С другой стороны, общение с миром выстраивается в форме заигрывания, возникает light-version Православия («Православие-light»), которая пытается решить общую современную проблему, ежедневно облекаемую в сотни вопросов. Как чего-то добиться, ничего не предпринимая? Как выучить иностранный язык, не тратя ежедневно время и не напрягаясь? Как стать специалистом, не учась? Как похудеть, не меняя культуры питания? Как зарабатывать, не работая? Как сохранить здоровье, не заботясь о нем? В православной среде закономерно возникает вопрос: «как воцерковиться и спастись, ничего не делая для этого?» «Православие-light» пытается дать не правильный, правдивый, пусть и неприятный, ответ на этот вопрос, а ищет тот ответ, который понравится аудитории. Тем самым оно возвращает Русскую Православную Церковь на путь, уже пройденный западной Церковью в XV – начале XVI вв. - торговля индульгенциями была одним из понятных и простых ответов на поставленный выше вопрос.

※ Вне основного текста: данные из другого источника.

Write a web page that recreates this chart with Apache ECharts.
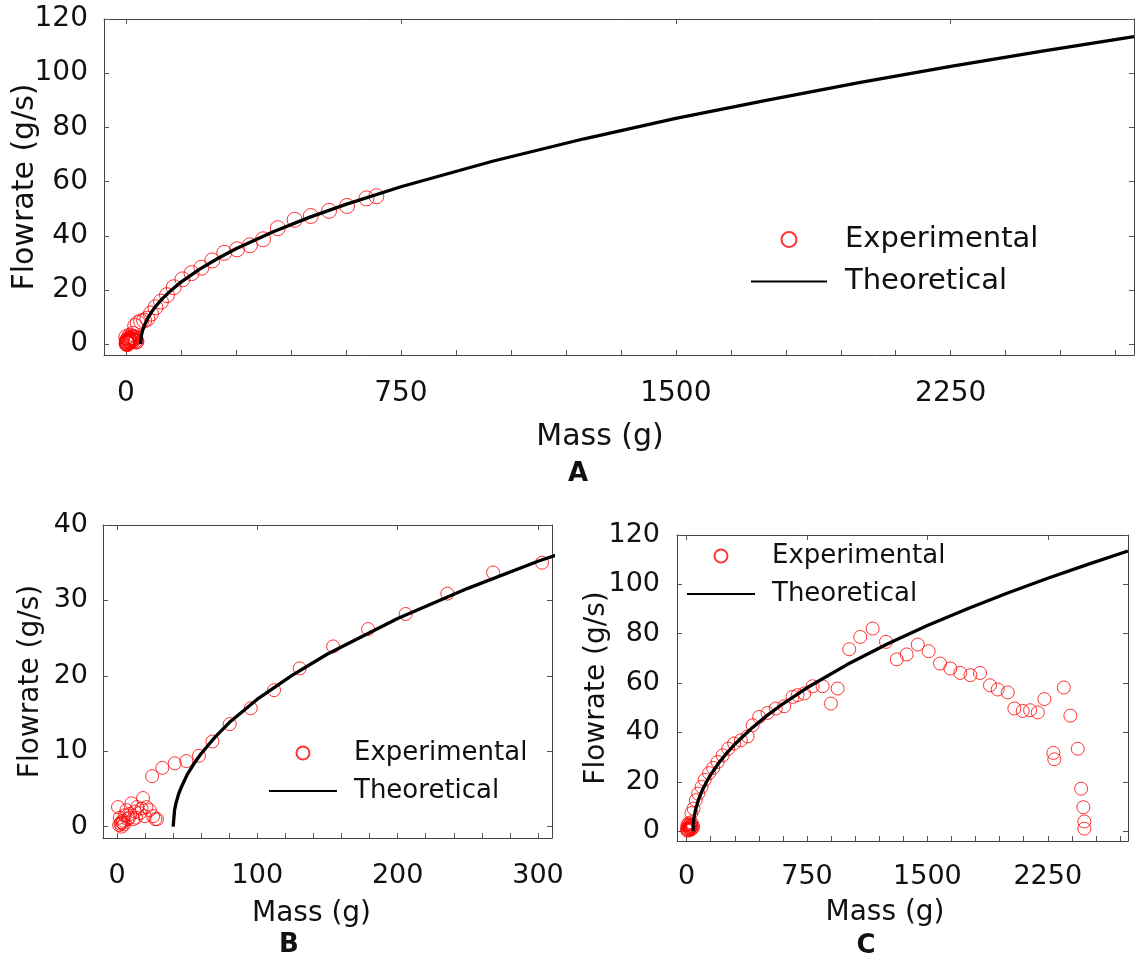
<!DOCTYPE html>
<html>
<head>
<meta charset="utf-8">
<script src="https://cdn.jsdelivr.net/npm/echarts@6/dist/echarts.min.js"></script>
<style>html,body{margin:0;padding:0;background:#fff}#c{width:1135px;height:959px}</style>
</head>
<body>
<div id="c"></div>
<script>
// ---- Data ----
// Experimental run shown in panels A and B (B is a zoom of A)
const expMassA = [0.7, 2.4, 3.3, 4.3, 5.5, 6.7, 8.6, 10.3, 11.5, 12.7, 14.3, 16.3, 18.5, 19.7, 21, 23.3, 25.7, 27.3, 28.5,
  1.5, 3.0, 5.0, 7.5, 9.5, 2.0, 4.0, 13.5, 17.5,
  25, 32.3, 41.1, 49.4, 58.4, 68, 80.3, 95.3, 111.9, 130.2, 154, 178.9, 205.7, 235.4, 268, 302.9,
  338, 374, 414, 460, 504, 554, 603, 656, 683];
const expFlowA = [2.6, 0.4, 0.0, 0.8, 1.5, 2.2, 1.2, 3.1, 1.0, 2.0, 2.6, 1.8, 3.8, 1.4, 2.6, 2.2, 1.4, 1.0, 1.0,
  0.2, 0.6, 0.3, 1.0, 1.7, 1.2, 0.5, 1.2, 2.4,
  6.7, 7.8, 8.4, 8.7, 9.4, 11.3, 13.6, 15.7, 18.1, 21.0, 23.9, 26.2, 28.2, 30.9, 33.7, 35.0,
  36.5, 38.7, 42.8, 45.9, 47.3, 49.2, 51.0, 53.8, 54.6];
// Experimental run shown in panel C
const expMassC = [2, 5, 8, 10, 12, 15, 18, 20, 22, 25, 28, 30, 33, 36, 40, 4, 14, 26, 30, 43,
  57, 72, 93, 113, 140, 165, 193, 224, 259, 296, 338, 380, 411, 452, 504, 556, 608, 660, 691, 733, 785,
  847, 899, 941, 1013, 1082, 1159, 1242, 1309, 1371, 1440, 1508, 1579, 1643, 1705, 1768, 1828, 1890,
  1938, 2001, 2042, 2094, 2140, 2188, 2229, 2285, 2291, 2350, 2391, 2437, 2458, 2472, 2478, 2478];
const expFlowC = [1.0, 2.5, 0.5, 1.8, 3.2, 1.2, 2.2, 0.8, 2.8, 1.5, 3.6, 2.0, 1.0, 2.6, 1.6, 0.2, 0.4, 0.6, 7.3, 9.1,
  12.5, 15.2, 17.9, 20.8, 23.5, 25.6, 28.0, 30.7, 33.4, 35.5, 36.8, 38.4, 42.9, 46.3, 47.9, 49.7, 50.6, 54.4, 55.1, 55.8, 58.7,
  58.7, 51.7, 57.8, 73.7, 78.7, 82.1, 76.7, 69.6, 71.6, 75.6, 72.9, 67.9, 65.9, 64.1, 63.2, 64.1, 59.1,
  57.4, 56.2, 49.7, 48.7, 49.0, 48.1, 53.5, 31.7, 29.1, 58.2, 46.8, 33.4, 17.2, 9.7, 3.9, 1.0];
// Theoretical curve
const theoMass = [40, 41, 42, 44, 46, 50, 55, 60, 70, 80, 100, 125, 150, 200, 250, 300, 400, 500, 600, 750,
  1000, 1250, 1500, 1750, 2000, 2250, 2500, 2750];
const theoFlow = [0, 2.2, 3.1, 4.4, 5.3, 6.9, 8.4, 9.7, 11.9, 13.8, 16.9, 20.1, 22.9, 27.6, 31.6, 35.2, 41.4, 46.8, 51.6, 58.1,
  67.5, 75.8, 83.3, 90.1, 96.5, 102.5, 108.1, 113.5];
// Tick labels
const xTicksAC = [0, 750, 1500, 2250];
const xMinorAC = [0, 150, 300, 450, 600, 750, 900, 1050, 1200, 1350, 1500, 1650, 1800, 1950, 2100, 2250, 2400, 2550, 2700];
const yTicksAC = [0, 20, 40, 60, 80, 100, 120];
const xTicksB = [0, 100, 200, 300];
const xMinorB = [0, 20, 40, 60, 80, 100, 120, 140, 160, 180, 200, 220, 240, 260, 280, 300];
const yTicksB = [0, 10, 20, 30, 40];

const FONT = 'DejaVu Sans';
const pairs = (xs, ys) => xs.map((x, i) => [x, ys[i]]);
const axisLine = {show: true, onZero: false, lineStyle: {color: '#444', width: 1}};
const plain = v => String(v);

function xAx(grid, min, max, ticks, minor, fs, margin, pos) {
  const main = pos === 'bottom';
  return {
    gridIndex: grid, type: 'value', min, max, position: pos,
    axisLine,
    axisTick: {show: true, inside: true, length: 5, lineStyle: {color: '#555'}, customValues: main ? minor : ticks},
    axisLabel: {show: main, customValues: ticks, formatter: plain, fontSize: fs, fontFamily: FONT, color: '#111', margin},
    splitLine: {show: false}
  };
}
function yAx(grid, min, max, ticks, fs, margin, pos) {
  const main = pos === 'left';
  return {
    gridIndex: grid, type: 'value', min, max, position: pos,
    axisLine,
    axisTick: {show: true, inside: true, length: 5, lineStyle: {color: '#555'}, customValues: ticks},
    axisLabel: {show: main, customValues: ticks, formatter: plain, fontSize: fs, fontFamily: FONT, color: '#111', margin},
    splitLine: {show: false}
  };
}
const nameStyle = (fs, padRight) => ({fontSize: fs, fontFamily: FONT, color: '#111', padding: [0, padRight || 0, 0, 0]});

const xA = xAx(0, -60, 2750, xTicksAC, xMinorAC, 28, 25, 'bottom');
Object.assign(xA, {name: 'Mass (g)', nameLocation: 'middle', nameGap: 67, nameTextStyle: nameStyle(30, 38)});
const xB = xAx(1, -10, 310, xTicksB, xMinorB, 27, 24, 'bottom');
Object.assign(xB, {name: 'Mass (g)', nameLocation: 'middle', nameGap: 62, nameTextStyle: nameStyle(28, 32)});
const xC = xAx(2, -60, 2750, xTicksAC, xMinorAC, 27, 22, 'bottom');
Object.assign(xC, {name: 'Mass (g)', nameLocation: 'middle', nameGap: 58, nameTextStyle: nameStyle(28, 35)});

const yA = yAx(0, -4, 120, yTicksAC, 28, 16, 'left');
Object.assign(yA, {name: 'Flowrate (g/s)', nameLocation: 'middle', nameGap: 64, nameMoveOverlap: false, nameTextStyle: nameStyle(30)});
const yB = yAx(1, -1.5, 40, yTicksB, 27, 15, 'left');
Object.assign(yB, {name: 'Flowrate (g/s)', nameLocation: 'middle', nameGap: 58, nameMoveOverlap: false, nameTextStyle: nameStyle(28)});
const yC = yAx(2, -4, 120, yTicksAC, 27, 17, 'left');
Object.assign(yC, {name: 'Flowrate (g/s)', nameLocation: 'middle', nameGap: 66, nameMoveOverlap: false, nameTextStyle: nameStyle(28)});

const scatterStyle = {color: 'rgba(0,0,0,0)', borderColor: '#ff0000', borderWidth: 1};
const lineStyle = {color: '#000', width: 3.3};
const lineItem = {color: '#000', opacity: 0};

const option = {
  backgroundColor: '#fff',
  animation: false,
  textStyle: {fontFamily: FONT},
  grid: [
    {left: 104, top: 19, width: 1030, height: 336, outerBoundsMode: 'none', containLabel: false},
    {left: 103, top: 525, width: 449, height: 313, outerBoundsMode: 'none', containLabel: false},
    {left: 677, top: 535, width: 451, height: 306, outerBoundsMode: 'none', containLabel: false}
  ],
  xAxis: [xA, xB, xC,
    xAx(0, -60, 2750, xTicksAC, xMinorAC, 28, 25, 'top'),
    xAx(1, -10, 310, xTicksB, xMinorB, 27, 24, 'top'),
    xAx(2, -60, 2750, xTicksAC, xMinorAC, 27, 22, 'top')],
  yAxis: [yA, yB, yC,
    yAx(0, -4, 120, yTicksAC, 28, 16, 'right'),
    yAx(1, -1.5, 40, yTicksB, 27, 15, 'right'),
    yAx(2, -4, 120, yTicksAC, 27, 17, 'right')],
  legend: [
    {orient: 'vertical', left: 750, top: 225, padding: 0, itemWidth: 76, itemHeight: 15, itemGap: 13,
     textStyle: {fontSize: 29, fontFamily: FONT, color: '#111', padding: [0, 0, 0, 13]},
     data: ['Experimental', 'Theoretical']},
    {orient: 'vertical', left: 268, top: 740, padding: 0, itemWidth: 68, itemHeight: 13, itemGap: 12,
     textStyle: {fontSize: 26, fontFamily: FONT, color: '#111', padding: [0, 0, 0, 12]},
     data: ['Experimental', 'Theoretical']},
    {orient: 'vertical', left: 686, top: 543, padding: 0, itemWidth: 68, itemHeight: 13, itemGap: 12,
     textStyle: {fontSize: 26, fontFamily: FONT, color: '#111', padding: [0, 0, 0, 12]},
     data: ['Experimental', 'Theoretical']}
  ],
  series: [
    {name: 'Experimental', type: 'scatter', xAxisIndex: 0, yAxisIndex: 0, symbol: 'circle', symbolSize: 15,
     itemStyle: scatterStyle, data: pairs(expMassA, expFlowA), z: 3},
    {name: 'Theoretical', type: 'line', xAxisIndex: 0, yAxisIndex: 0, symbol: 'none', showSymbol: false,
     itemStyle: lineItem, lineStyle, data: pairs(theoMass, theoFlow), z: 4},
    {name: 'Experimental', type: 'scatter', xAxisIndex: 1, yAxisIndex: 1, symbol: 'circle', symbolSize: 13,
     itemStyle: scatterStyle, data: pairs(expMassA, expFlowA), z: 3},
    {name: 'Theoretical', type: 'line', xAxisIndex: 1, yAxisIndex: 1, symbol: 'none', showSymbol: false,
     itemStyle: lineItem, lineStyle, data: pairs(theoMass, theoFlow), z: 4},
    {name: 'Experimental', type: 'scatter', xAxisIndex: 2, yAxisIndex: 2, symbol: 'circle', symbolSize: 13,
     itemStyle: scatterStyle, data: pairs(expMassC, expFlowC), z: 3},
    {name: 'Theoretical', type: 'line', xAxisIndex: 2, yAxisIndex: 2, symbol: 'none', showSymbol: false,
     itemStyle: lineItem, lineStyle, data: pairs(theoMass, theoFlow), z: 4}
  ],
  graphic: [
    {type: 'text', x: 578, y: 474, style: {text: 'A', font: 'bold 26px "DejaVu Sans"', fill: '#111', textAlign: 'center', textVerticalAlign: 'middle'}},
    {type: 'text', x: 289, y: 945, style: {text: 'B', font: 'bold 26px "DejaVu Sans"', fill: '#111', textAlign: 'center', textVerticalAlign: 'middle'}},
    {type: 'text', x: 866, y: 946, style: {text: 'C', font: 'bold 26px "DejaVu Sans"', fill: '#111', textAlign: 'center', textVerticalAlign: 'middle'}}
  ]
};
const chart = echarts.init(document.getElementById('c'), null, {renderer: 'canvas'});
chart.setOption(option);
</script>
</body>
</html>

Если помножить все это на крайне нестабильную ситуацию в мире, общественную индиферрентность, внутренние проблемы, то пора свистать всех наверх и основной задачей всех церковных структур нужно делать преодоление губительной связи Церкви и фриков, которых, как детонаторы, все время засовывают в эту, как мы видели, очень сложную, неравномерную, напряженную среду. Это помимо тех, кто в этой среде сидит и галдит постоянно, типа безумного Кураева. Делается это словно специально, чтобы вызвать очередной взрыв в виде истерик и антицерковных кампаний. Можно сколько угодно делать вид, что это все не имеет никаких последствий, но ржавчина, после удаления с лезвия ножа, оставляет на своем месте выеденную, поврежденную поверхность. И режет нож хуже и вид не очень. Поэтому нужно делать все возможное, чтобы Церковь в общественном сознании ассоциировалась с лучшими, а не с прилипалами, чтобы были иные информповоды, чтобы появились другие лица. На коммунальных кухнях в свое время происходило много хорошего, но осталось от них только одно словосочетание «кухонный скандал». Нельзя доводить до этого.